Total Info Awareness report shredded

My co-worker Lee Tien has written a devastating analysis of the report on Total Information Awareness that was just presented to Congress.

Accountability in the use of TIA

Privacy Act concepts like the right to a copy of one's records, the right to dispute or correct information believed to be inaccurate, the right to know how one's personal information is used and who has access to it, and the right to know what institutions and record systems contain personal information all revolve around accountability. But the Report doesn't discuss these issues — even though TIA is already being tested on real data about real people. For the ordinary person, TIA is a giant suspicion-generating machine. TIA's most obvious purpose is to identify suspected terrorists (although, given the recent allegations about the use of the Homeland Security Department to track Democratic legislators in Texas, one should be concerned that TIA will be used for other purposes). How do you clear your name if a TIA analyst, aided by an "intelligent agent," mistakenly decides that you're suspicious? Will you even know?

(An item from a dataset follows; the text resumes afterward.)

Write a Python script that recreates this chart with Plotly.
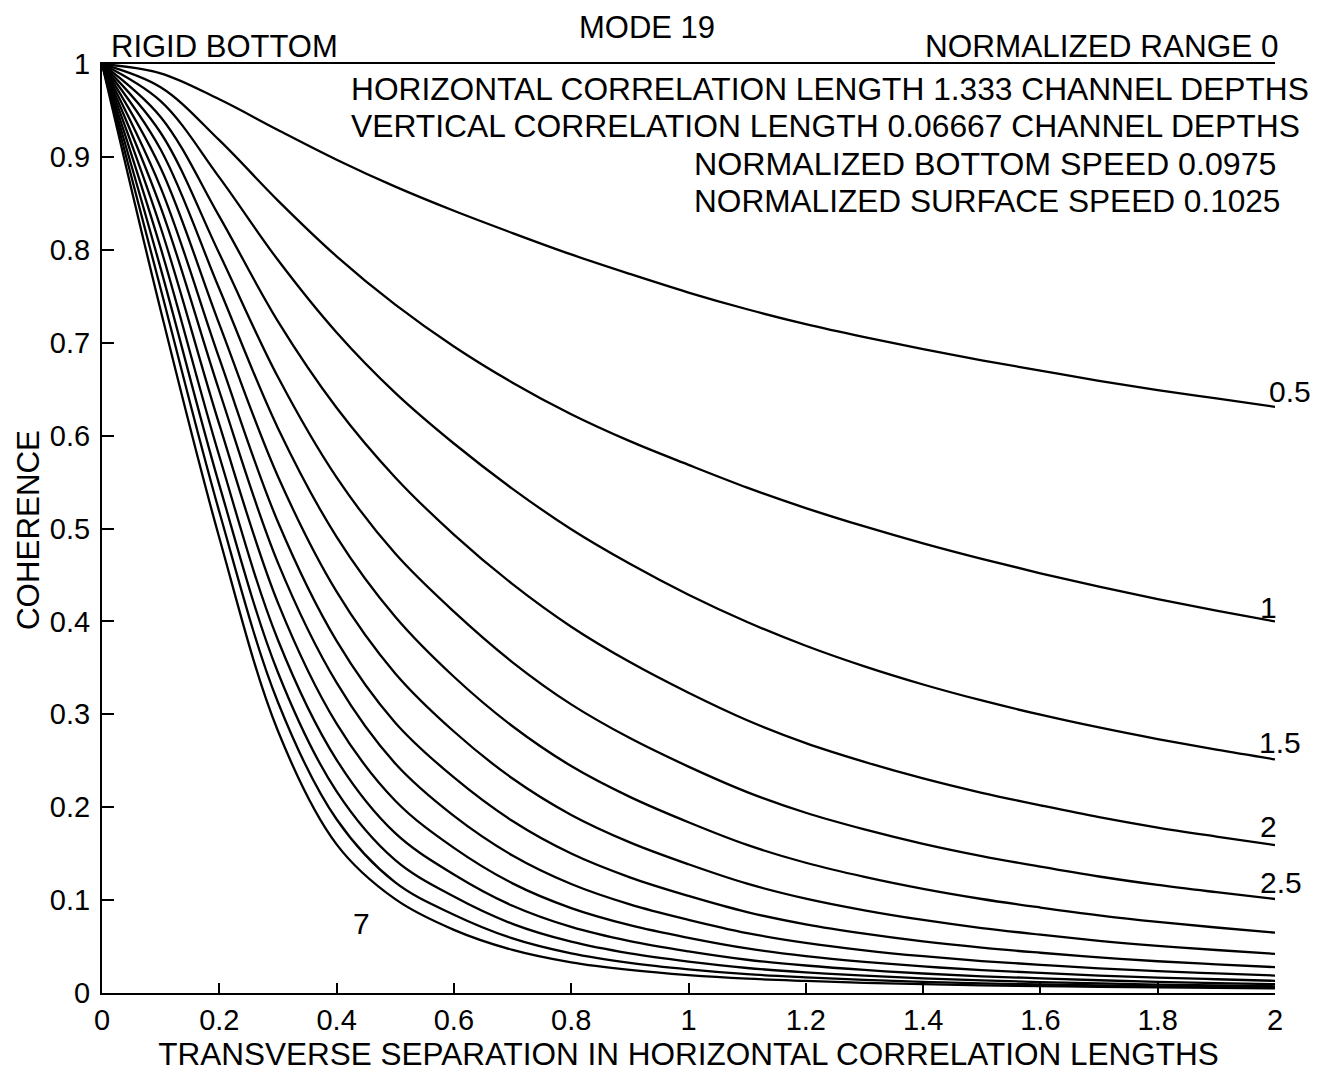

Amazingly, while EFF worries about the accuracy and quality of the data that TIA would use, the Report blithely dismisses the issue: "TIA does not, in and of itself, raise any particular concerns about the accuracy of individually identifiable information." R-32. The Report's logic is that TIA is "simply a tool for more efficiently inquiring about data in the hands of others," and this concern about data quality "would exist regardless of the method employed." R-32-33. It's remarkable that the government can so easily ignore the harm that suspicion based on bad data might cause to people, given the problems we already see with "no-fly" and other watchlists.